Exercise description: Output the material below unchanged, apart from leaving out the pictures.

Collected data:
## BEGIN

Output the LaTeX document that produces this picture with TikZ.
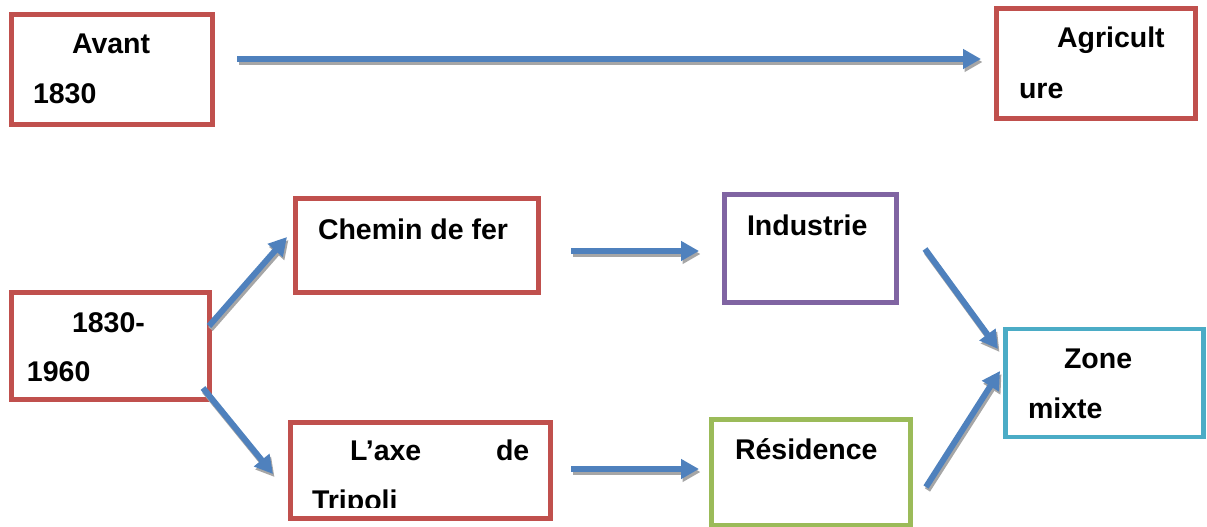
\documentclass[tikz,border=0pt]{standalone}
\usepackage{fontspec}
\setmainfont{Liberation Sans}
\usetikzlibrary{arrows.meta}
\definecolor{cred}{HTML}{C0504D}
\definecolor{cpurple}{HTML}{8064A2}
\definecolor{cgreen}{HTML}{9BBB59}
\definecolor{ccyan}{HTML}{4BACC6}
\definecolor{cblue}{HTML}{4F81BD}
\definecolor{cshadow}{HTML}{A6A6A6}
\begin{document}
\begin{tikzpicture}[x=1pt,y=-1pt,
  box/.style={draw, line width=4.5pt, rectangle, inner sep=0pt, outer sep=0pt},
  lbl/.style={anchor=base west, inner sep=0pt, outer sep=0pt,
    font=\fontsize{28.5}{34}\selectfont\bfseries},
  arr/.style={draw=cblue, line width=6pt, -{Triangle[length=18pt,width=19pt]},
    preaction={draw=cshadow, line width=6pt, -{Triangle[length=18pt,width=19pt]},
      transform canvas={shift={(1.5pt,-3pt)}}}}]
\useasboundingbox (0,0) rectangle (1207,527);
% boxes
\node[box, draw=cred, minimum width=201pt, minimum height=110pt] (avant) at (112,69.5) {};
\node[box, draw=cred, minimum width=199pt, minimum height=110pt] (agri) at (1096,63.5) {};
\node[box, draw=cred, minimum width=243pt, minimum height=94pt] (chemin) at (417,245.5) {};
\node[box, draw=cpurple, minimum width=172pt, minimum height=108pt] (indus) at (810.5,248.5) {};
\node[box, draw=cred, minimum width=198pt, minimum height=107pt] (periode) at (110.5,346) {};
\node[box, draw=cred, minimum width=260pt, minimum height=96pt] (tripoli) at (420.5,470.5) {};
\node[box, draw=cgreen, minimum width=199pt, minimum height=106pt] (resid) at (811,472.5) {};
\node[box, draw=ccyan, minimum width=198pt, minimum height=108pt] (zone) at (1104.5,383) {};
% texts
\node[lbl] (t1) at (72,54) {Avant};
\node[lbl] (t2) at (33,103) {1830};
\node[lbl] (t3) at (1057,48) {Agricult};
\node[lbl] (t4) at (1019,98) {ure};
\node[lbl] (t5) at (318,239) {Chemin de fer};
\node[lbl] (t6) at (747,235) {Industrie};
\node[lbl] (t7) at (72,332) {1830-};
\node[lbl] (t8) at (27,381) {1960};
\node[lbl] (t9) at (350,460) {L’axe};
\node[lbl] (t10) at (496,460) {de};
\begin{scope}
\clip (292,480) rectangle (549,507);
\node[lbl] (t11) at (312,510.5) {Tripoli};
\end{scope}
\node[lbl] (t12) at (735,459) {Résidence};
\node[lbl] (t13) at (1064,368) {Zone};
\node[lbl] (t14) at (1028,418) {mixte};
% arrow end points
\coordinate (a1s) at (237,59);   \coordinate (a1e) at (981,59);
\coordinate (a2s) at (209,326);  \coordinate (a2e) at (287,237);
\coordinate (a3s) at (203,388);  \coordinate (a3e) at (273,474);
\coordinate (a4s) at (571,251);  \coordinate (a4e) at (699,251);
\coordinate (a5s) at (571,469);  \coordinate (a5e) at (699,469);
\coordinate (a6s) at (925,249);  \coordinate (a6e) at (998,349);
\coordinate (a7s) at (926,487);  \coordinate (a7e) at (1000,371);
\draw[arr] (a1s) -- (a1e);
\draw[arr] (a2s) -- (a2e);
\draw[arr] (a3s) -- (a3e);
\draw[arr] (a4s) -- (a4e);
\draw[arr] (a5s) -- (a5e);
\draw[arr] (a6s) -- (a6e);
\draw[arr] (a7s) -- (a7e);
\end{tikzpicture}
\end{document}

## END

Result below:
Output the LaTeX document that produces this picture with TikZ.
\documentclass[tikz,border=0pt]{standalone}
\usepackage{fontspec}
\setmainfont{Liberation Sans}
\usetikzlibrary{arrows.meta}
\definecolor{cred}{HTML}{C0504D}
\definecolor{cpurple}{HTML}{8064A2}
\definecolor{cgreen}{HTML}{9BBB59}
\definecolor{ccyan}{HTML}{4BACC6}
\definecolor{cblue}{HTML}{4F81BD}
\definecolor{cshadow}{HTML}{A6A6A6}
\begin{document}
\begin{tikzpicture}[x=1pt,y=-1pt,
  box/.style={draw, line width=4.5pt, rectangle, inner sep=0pt, outer sep=0pt},
  lbl/.style={anchor=base west, inner sep=0pt, outer sep=0pt,
    font=\fontsize{28.5}{34}\selectfont\bfseries},
  arr/.style={draw=cblue, line width=6pt, -{Triangle[length=18pt,width=19pt]},
    preaction={draw=cshadow, line width=6pt, -{Triangle[length=18pt,width=19pt]},
      transform canvas={shift={(1.5pt,-3pt)}}}}]
\useasboundingbox (0,0) rectangle (1207,527);
% boxes
\node[box, draw=cred, minimum width=201pt, minimum height=110pt] (avant) at (112,69.5) {};
\node[box, draw=cred, minimum width=199pt, minimum height=110pt] (agri) at (1096,63.5) {};
\node[box, draw=cred, minimum width=243pt, minimum height=94pt] (chemin) at (417,245.5) {};
\node[box, draw=cpurple, minimum width=172pt, minimum height=108pt] (indus) at (810.5,248.5) {};
\node[box, draw=cred, minimum width=198pt, minimum height=107pt] (periode) at (110.5,346) {};
\node[box, draw=cred, minimum width=260pt, minimum height=96pt] (tripoli) at (420.5,470.5) {};
\node[box, draw=cgreen, minimum width=199pt, minimum height=106pt] (resid) at (811,472.5) {};
\node[box, draw=ccyan, minimum width=198pt, minimum height=108pt] (zone) at (1104.5,383) {};
% texts
\node[lbl] (t1) at (72,54) {Avant};
\node[lbl] (t2) at (33,103) {1830};
\node[lbl] (t3) at (1057,48) {Agricult};
\node[lbl] (t4) at (1019,98) {ure};
\node[lbl] (t5) at (318,239) {Chemin de fer};
\node[lbl] (t6) at (747,235) {Industrie};
\node[lbl] (t7) at (72,332) {1830-};
\node[lbl] (t8) at (27,381) {1960};
\node[lbl] (t9) at (350,460) {L’axe};
\node[lbl] (t10) at (496,460) {de};
\begin{scope}
\clip (292,480) rectangle (549,507);
\node[lbl] (t11) at (312,510.5) {Tripoli};
\end{scope}
\node[lbl] (t12) at (735,459) {Résidence};
\node[lbl] (t13) at (1064,368) {Zone};
\node[lbl] (t14) at (1028,418) {mixte};
% arrow end points
\coordinate (a1s) at (237,59);   \coordinate (a1e) at (981,59);
\coordinate (a2s) at (209,326);  \coordinate (a2e) at (287,237);
\coordinate (a3s) at (203,388);  \coordinate (a3e) at (273,474);
\coordinate (a4s) at (571,251);  \coordinate (a4e) at (699,251);
\coordinate (a5s) at (571,469);  \coordinate (a5e) at (699,469);
\coordinate (a6s) at (925,249);  \coordinate (a6e) at (998,349);
\coordinate (a7s) at (926,487);  \coordinate (a7e) at (1000,371);
\draw[arr] (a1s) -- (a1e);
\draw[arr] (a2s) -- (a2e);
\draw[arr] (a3s) -- (a3e);
\draw[arr] (a4s) -- (a4e);
\draw[arr] (a5s) -- (a5e);
\draw[arr] (a6s) -- (a6e);
\draw[arr] (a7s) -- (a7e);
\end{tikzpicture}
\end{document}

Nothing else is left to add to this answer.